Il n’est pas d’histoire dans la Bible qui n’affronte quelque chose comme l’inévitabilité d’un dessein et la récalcitrance humaine. Cet écart, toujours présupposé, fait que le mal est toujours déjà là.
De la plainte à la louange
La parole prophétique, c’est d’abord un « tu parleras contre…» La consolation vient ensuite. Quant à l’hymne, qui traverse toute la Bible mais qui se rassemble dans le Psaume, il s’édifie sur la polarité de base entre la plainte et la louange. Certes le mouvement va de la plainte vers la louange, mais la plainte est déjà là, comme structurant à titre primitif le discours, sans jamais pouvoir être éliminée. On objectera à tout ceci que la Bible connaît un mythe de création. Cela est vrai. Mais les récits bibliques de création diffèrent fondamentalement des mythes auxquels ils empruntent, en ceci qu’ils constituent la grandiose préface d’un drame essentiellement tourné vers le futur, plus précisément l’élection d’Abraham en Genèse 12. En ce sens, ils annoncent la possibilité d’une humanité qui, elle-même, se trouve dès l’origine confrontée avec le mal. On peut en outre se demander si l’allusion au tohu wa bohu ne signifie pas que, sous la figure du chaos originel, le mal est toujours déjà là, comme ce avec quoi combat un acte de création qui est le début d’un acte de rédemption.

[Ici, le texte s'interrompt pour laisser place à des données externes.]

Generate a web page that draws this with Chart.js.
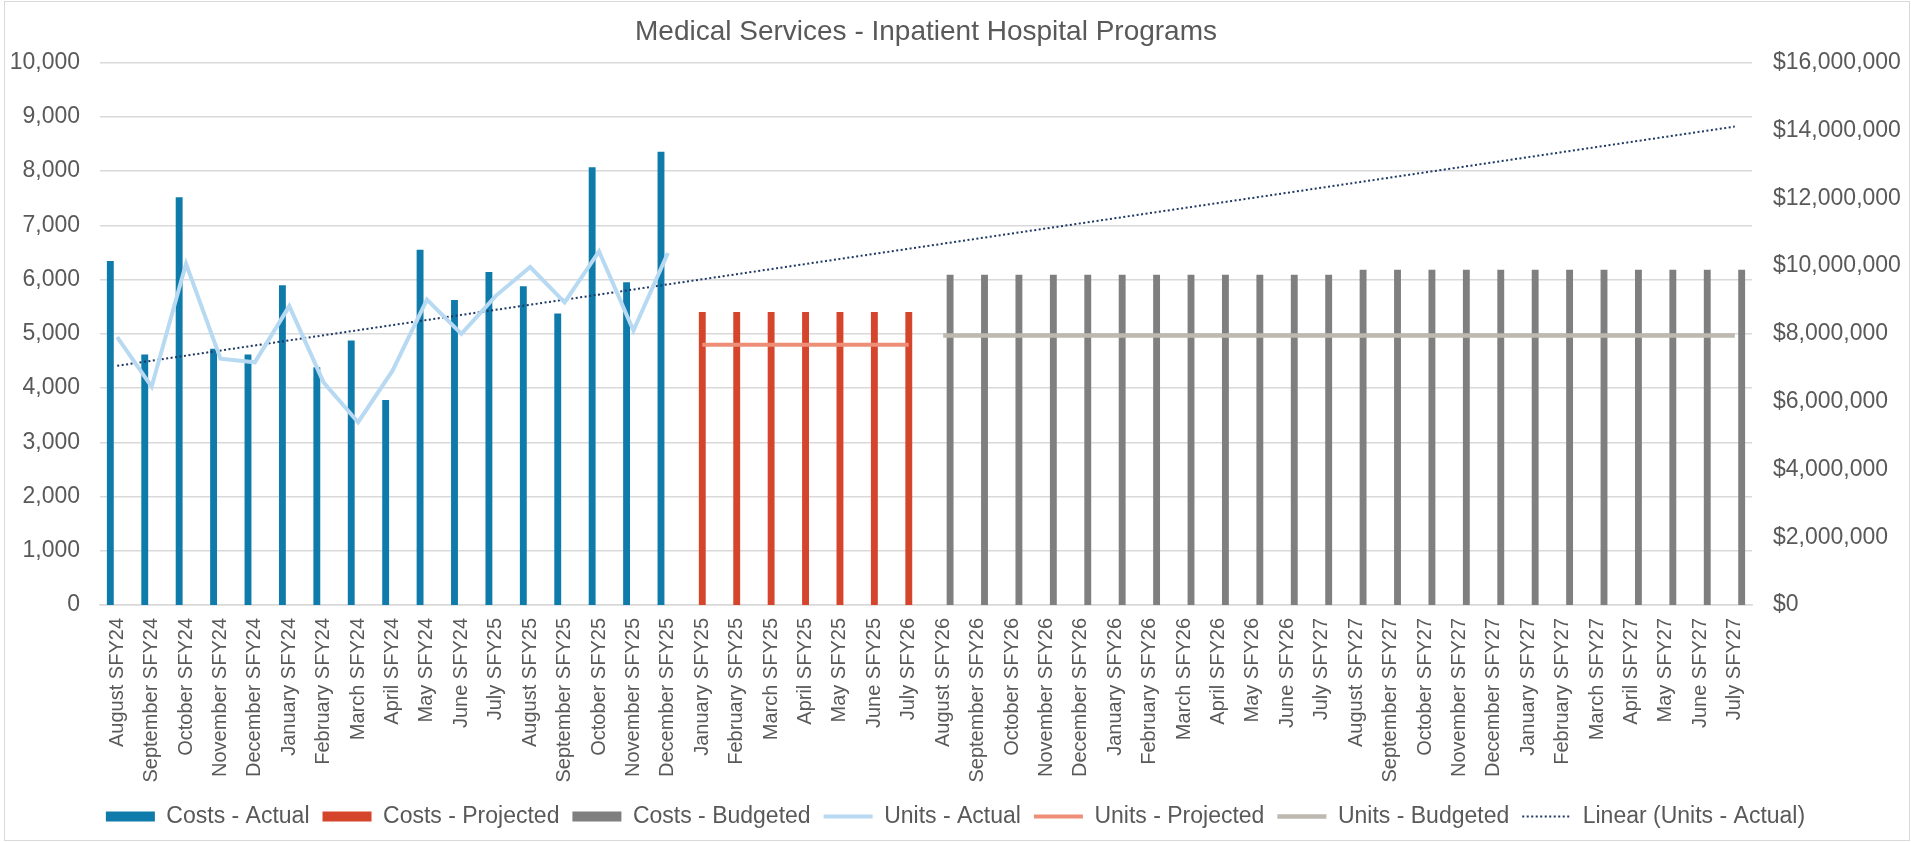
<!DOCTYPE html>
<html>
<head>
<meta charset="utf-8">
<script src="https://cdn.jsdelivr.net/npm/chart.js@4"></script>
<style>
	html, body { margin: 0; padding: 0; background: #fff; }
	#wrap { position: relative; width: 1911px; height: 842px; }
	#frame { position: absolute; left: 4px; top: 1px; width: 1904px; height: 838px; border: 1px solid #d9d9d9; pointer-events: none; }
</style>
</head>
<body>
<div id="wrap">
	<canvas id="chart"></canvas>
	<div id="frame"></div>
</div>
<script>
const months = [
	'August SFY24', 'September SFY24', 'October SFY24', 'November SFY24', 'December SFY24', 'January SFY24',
	'February SFY24', 'March SFY24', 'April SFY24', 'May SFY24', 'June SFY24', 'July SFY25',
	'August SFY25', 'September SFY25', 'October SFY25', 'November SFY25', 'December SFY25',
	'January SFY25', 'February SFY25', 'March SFY25', 'April SFY25', 'May SFY25', 'June SFY25', 'July SFY26',
	'August SFY26', 'September SFY26', 'October SFY26', 'November SFY26', 'December SFY26', 'January SFY26',
	'February SFY26', 'March SFY26', 'April SFY26', 'May SFY26', 'June SFY26', 'July SFY27',
	'August SFY27', 'September SFY27', 'October SFY27', 'November SFY27', 'December SFY27', 'January SFY27',
	'February SFY27', 'March SFY27', 'April SFY27', 'May SFY27', 'June SFY27', 'July SFY27'
];

// costs ($, right axis)
const costsActual = [10150000, 7390000, 12030000, 7560000, 7390000, 9430000, 7010000, 7800000, 6050000,
	10480000, 9000000, 9820000, 9400000, 8600000, 12910000, 9520000, 13370000];
const costsProjected = [8640000, 8640000, 8640000, 8640000, 8640000, 8640000, 8640000];
const costsBudgeted = [9740000, 9740000, 9740000, 9740000, 9740000, 9740000, 9740000, 9740000, 9740000, 9740000, 9740000, 9740000,
	9890000, 9890000, 9890000, 9890000, 9890000, 9890000, 9890000, 9890000, 9890000, 9890000, 9890000, 9890000];

// units (left axis)
const unitsActual = [4940, 4025, 6290, 4540, 4475, 5510, 4100, 3370, 4320, 5630, 5000, 5700, 6230, 5580, 6520, 5060, 6490];
const unitsProjected = [4800, 4800, 4800, 4800, 4800, 4800, 4800];
const unitsBudgeted = [4970, 4970, 4970, 4970, 4970, 4970, 4970, 4970, 4970, 4970, 4970, 4970,
	4970, 4970, 4970, 4970, 4970, 4970, 4970, 4970, 4970, 4970, 4970, 4970];

// linear trend of Units - Actual, read at first and last month
const trendStart = 4410;
const trendEnd = 8820;

const unitTicks = { min: 0, max: 10000, step: 1000 };
const costTicks = { min: 0, max: 16000000, step: 2000000 };

const startProjected = costsActual.length;
const startBudgeted = startProjected + costsProjected.length;

function place(values, offset) {
	const out = months.map(() => null);
	values.forEach((v, i) => { out[offset + i] = v; });
	return out;
}

const trendData = months.map(() => null);
trendData[0] = trendStart;
trendData[months.length - 1] = trendEnd;

const TEXT = '#595959';
const GRID = '#d9d9d9';
Chart.defaults.font.family = '"Liberation Sans", Arial, sans-serif';
Chart.defaults.color = TEXT;

const PLOT_LEFT = 100, PLOT_RIGHT = 1752, PLOT_BOTTOM = 605;

new Chart(document.getElementById('chart'), {
	data: {
		labels: months,
		datasets: [
			{ type: 'bar', label: 'Costs - Actual', data: place(costsActual, 0), yAxisID: 'y1', backgroundColor: '#0f7baa', borderWidth: 0, order: 1 },
			{ type: 'bar', label: 'Costs - Projected', data: place(costsProjected, startProjected), yAxisID: 'y1', backgroundColor: '#d5452b', borderWidth: 0, order: 1 },
			{ type: 'bar', label: 'Costs - Budgeted', data: place(costsBudgeted, startBudgeted), yAxisID: 'y1', backgroundColor: '#7f7f7f', borderWidth: 0, order: 1 },
			{ type: 'line', label: 'Units - Actual', data: place(unitsActual, 0), yAxisID: 'y', borderColor: '#b7d9f2', borderWidth: 4, pointRadius: 0, tension: 0, order: 0 },
			{ type: 'line', label: 'Units - Projected', data: place(unitsProjected, startProjected), yAxisID: 'y', borderColor: '#ee8e77', borderWidth: 4, pointRadius: 0, tension: 0, order: 0 },
			{ type: 'line', label: 'Units - Budgeted', data: place(unitsBudgeted, startBudgeted), yAxisID: 'y', borderColor: '#bdb8b0', borderWidth: 4.5, pointRadius: 0, tension: 0, order: 0 },
			{ type: 'line', label: 'Linear (Units - Actual)', data: trendData, yAxisID: 'y', borderColor: '#1f3864', borderWidth: 2, borderDash: [2, 2.5], pointRadius: 0, spanGaps: true, order: 0 }
		]
	},
	options: {
		responsive: true,
		maintainAspectRatio: false,
		animation: false,
		devicePixelRatio: 1,
		layout: { padding: { left: 0, right: 0, top: 0, bottom: 4 } },
		datasets: { bar: { categoryPercentage: 0.6, barPercentage: 1.0 } },
		plugins: {
			title: {
				display: true,
				fullSize: false,
				text: 'Medical Services - Inpatient Hospital Programs',
				color: TEXT,
				font: { size: 28, weight: 'normal' },
				padding: { top: 15, bottom: 14 }
			},
			legend: {
				position: 'bottom',
				labels: {
					color: TEXT,
					font: { size: 23 },
					usePointStyle: true,
					pointStyleWidth: 49,
					boxWidth: 49,
					boxHeight: 10,
					padding: 13,
					generateLabels(chart) {
						const items = Chart.defaults.plugins.legend.labels.generateLabels(chart);
						items.forEach(it => {
							const ds = chart.data.datasets[it.datasetIndex];
							if (ds.type === 'line') {
								it.pointStyle = 'line';
								it.strokeStyle = ds.borderColor;
								it.lineWidth = ds.borderWidth;
								it.lineDash = ds.borderDash || [];
							} else {
								it.pointStyle = 'rect';
								it.fillStyle = ds.backgroundColor;
								it.lineWidth = 0;
							}
						});
						return items.sort((a, b) => a.datasetIndex - b.datasetIndex);
					}
				}
			},
			tooltip: { enabled: false }
		},
		scales: {
			x: {
				grid: { display: false, drawTicks: false },
				border: { color: GRID, width: 1.5 },
				ticks: { color: TEXT, font: { size: 20 }, minRotation: 90, maxRotation: 90, autoSkip: false, padding: 13 },
				afterFit(s) {
					const legendH = s.chart.legend ? s.chart.legend.height : 46;
					s.height = s.chart.height - 4 - legendH - PLOT_BOTTOM;
				}
			},
			y: {
				position: 'left',
				min: unitTicks.min,
				max: unitTicks.max,
				grid: { color: GRID, lineWidth: 1.5, drawTicks: false },
				border: { display: false },
				ticks: { stepSize: unitTicks.step, color: TEXT, font: { size: 23 }, padding: 20, callback: v => v.toLocaleString('en-US') },
				afterFit(s) { s.width = PLOT_LEFT; }
			},
			y1: {
				position: 'right',
				min: costTicks.min,
				max: costTicks.max,
				grid: { display: false, drawTicks: false },
				border: { display: false },
				ticks: { stepSize: costTicks.step, color: TEXT, font: { size: 23 }, padding: 21, callback: v => '$' + v.toLocaleString('en-US') },
				afterFit(s) { s.width = s.chart.width - PLOT_RIGHT; }
			}
		}
	}
});
</script>
</body>
</html>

Qu’est-ce donc que penser selon l’avant, vers le futur, au prix d’un silence sur l’arrière, sur l’origine ? C’est d’abord maintenir le mal dans la dimension pratique. Le mal, encore une fois, c’est ce contre quoi nous luttons : en ce sens, nous n’avons pas d’autre relation avec lui que cette relation du « contre ». Le mal, c’est ce qui est et ne devrait pas être, mais dont nous ne pouvons pas dire pourquoi cela est. C’est le non devoir-être. Le mal, c’est la catégorie du « en dépit de …» C’est précisément le risque de la foi : croire « malgré ». Nul d’entre nous, me semble-t-il, ne dirait qu’il croit en Dieu – si c’est le cas – pour expliquer le mal. Si nous nous interrogeons les uns les autres, sans doute confesserons-nous que c’est toujours en dépit de … que nous croyons.
Nous ne pouvons rien dire aux autres sur leur souffrance. Mais, peut-être, une fois confrontée à la nôtre propre, pouvons-nous dire : ainsi soit-il. Encore une fois, cela ne peut être enseigné sous peine de conduire l’autre à l’auto-accusation et à l’autodestruction. J’ose suggérer que ce mouvement de la pensée et du cœur est peut-être celui qu’accomplit le Livre de Job dans sa conclusion. Car de quoi Job, supposé juste, se repentirait-il, sinon uniquement de s’être plaint ? Alors, mais alors seulement, on comprend en quel sens il peut être dit de Job qu’il est arrivé à aimer Dieu « pour rien », sortant complètement du cycle de la rétribution, dont la lamentation reste encore captive, tant que je me plains de l’injustice de mon sort.